While other universities have figured out how to embrace integrated downtown campuses, McMaster remains addicted to four-storey box buildings more suited for the North Service Road in Burlington.
By Jason Leach
Published June 19, 2009
I have lamented on RTH in the past about the fact that so many urban cities in North America are blessed with universities and colleges that see their role as more than just an in-class educator, but also one of urban revitalization catalyst, with real-world educators creating exciting, livable urban environments through their strategic locating of downtown campuses in an urban, city-building design.
Here in Hamilton we have one of Canada's leading universities in the classroom, but possibly one of the worst when it comes to embracing its massive potential in our downtown core.

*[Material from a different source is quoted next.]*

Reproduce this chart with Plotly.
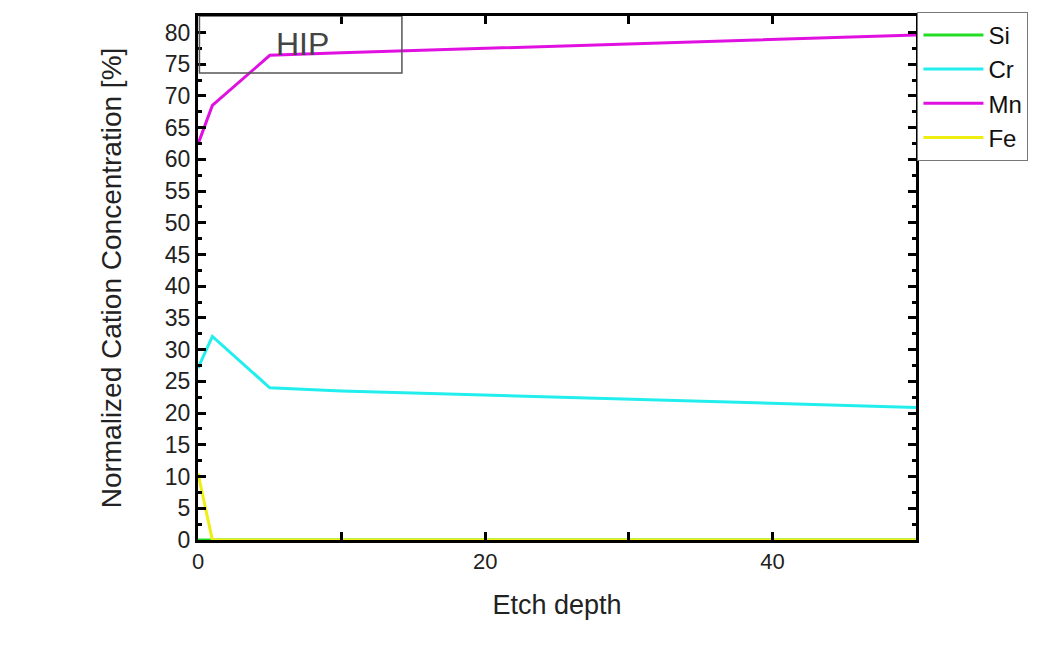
import plotly.graph_objects as go

depth = [0, 1, 5, 10, 50]
si = [0, 0, 0, 0, 0]
cr = [27.1, 32.1, 24.0, 23.5, 20.9]
mn = [62.4, 68.5, 76.4, 76.8, 79.6]
fe = [10.5, 0, 0, 0, 0]

series = [("Si", si, "#22dd22"), ("Cr", cr, "#22eeee"), ("Mn", mn, "#e010e0"), ("Fe", fe, "#eeee11")]

fig = go.Figure()
for name, vals, col in series:
    fig.add_trace(go.Scatter(x=depth, y=vals, mode="lines", name=name,
                             line=dict(color=col, width=3)))

font = "Liberation Sans, Arial, sans-serif"
fig.update_layout(
    width=1057, height=664,
    margin=dict(l=198, r=141, t=12, b=124),
    paper_bgcolor="white", plot_bgcolor="white",
    font=dict(family=font, color="#222"),
    showlegend=True,
    legend=dict(x=1.002, y=1.008, xanchor="left", yanchor="top",
                bordercolor="#777", borderwidth=1, bgcolor="white",
                font=dict(size=24, family=font, color="#111"),
                itemwidth=60, tracegroupgap=0,
                entrywidth=142, entrywidthmode="pixels"),
    xaxis=dict(range=[0, 50], dtick=20, tick0=0, ticks="inside", ticklen=8, tickwidth=3,
               tickcolor="black", showline=True, linecolor="black", linewidth=3,
               mirror="allticks", showgrid=False, zeroline=False,
               tickfont=dict(size=22, family=font, color="#222"),
               minor=dict(dtick=10, tick0=0, ticks="inside", ticklen=8, tickwidth=3, tickcolor="black", showgrid=False),
               title=dict(text="Etch depth", font=dict(size=27, family=font, color="#222"), standoff=22)),
    yaxis=dict(range=[0, 82.6], dtick=5, tick0=0, ticks="inside", ticklen=8, tickwidth=3,
               tickcolor="black", showline=True, linecolor="black", linewidth=3,
               mirror="allticks", showgrid=False, zeroline=False,
               tickfont=dict(size=23, family=font, color="#222"),
               minor=dict(dtick=2.5, tick0=0, ticks="inside", ticklen=4, tickwidth=3, tickcolor="black", showgrid=False),
               title=dict(text="Normalized Cation Concentration [%]", font=dict(size=28, family=font, color="#222"), standoff=36)),
)

fig.add_shape(type="rect", xref="x", yref="y", x0=0.1, x1=14.2, y0=73.6, y1=82.6,
              line=dict(color="#555", width=1.5), layer="above")
fig.add_annotation(x=7.3, y=78.2, xref="x", yref="y", text="HIP", showarrow=False,
                   font=dict(size=32, family=font, color="#444"))

fig.write_html("out.html")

I was excited a couple of years ago when David Braley gave $10 million toward a McMaster Health Centre. One of his strong stipulations was that the centre be located downtown.
Braley is a well-traveled man and sharp businessman. He's seen the massive effect that university campuses have had in downtowns of other cities such as Portland, Tacoma, Montreal and so on. I thought it was a brilliant move by him, and possibly the only way McMaster would ever locate any substantial portion of it's operations downtown - by being forced to by a large donation.
Sadly, we are now seeing the same old business model from McMaster after negotiations fell apart with Hamilton's School Board.
Today's Spectator reports that developer Brian Otis (from Toronto, no less) has offered to give McMaster a $2 million piece of land right downtown, mere steps from the school board site.
That's right - he wants to give them the land. Do you think he understands the value of urban university campuses?
McMaster has turned down his offer and is now leaning towards building this massive health project in the McMaster Innovation Park.
One could be forgiven for thinking that Mac actually has it in for our downtown. A $10 million gift and now a $2 million piece of land are still not enough to convince the school to break out of its suburban business park mentality and actually do a wonderful, urban project that would not only raise their profile, but also be a tremendous boost to the city's downtown and very convenient for the site's 75,000 annual patients.
Publicly, we've been told all along that a downtown locale close to convenient transit was necessary for this project. Residents near the Innovation Park can brace themselves for close to 75,000 new vehicle trips annually trundling through their neighbourhood.
The University of Toronto seems to have figured out how to grow and expand their university in the heart of Canada's largest downtown. McMaster is addicted to four-storey box buildings more suited for the North Service Road in Burlington. This is becoming a wasted opportunity for a signature project at a prime site in downtown Hamilton.
Imagine the impact an additional 75,000 people would have on the businesses in Jackson Square, Hess Village, the Farmers Market and along King Street.
Instead, we're going to do what we do best - stick them all on the 403 and watch them curse under their breath in a traffic jam at Aberdeen.
As is case far too often in Hamilton, we're left to ponder what could have been.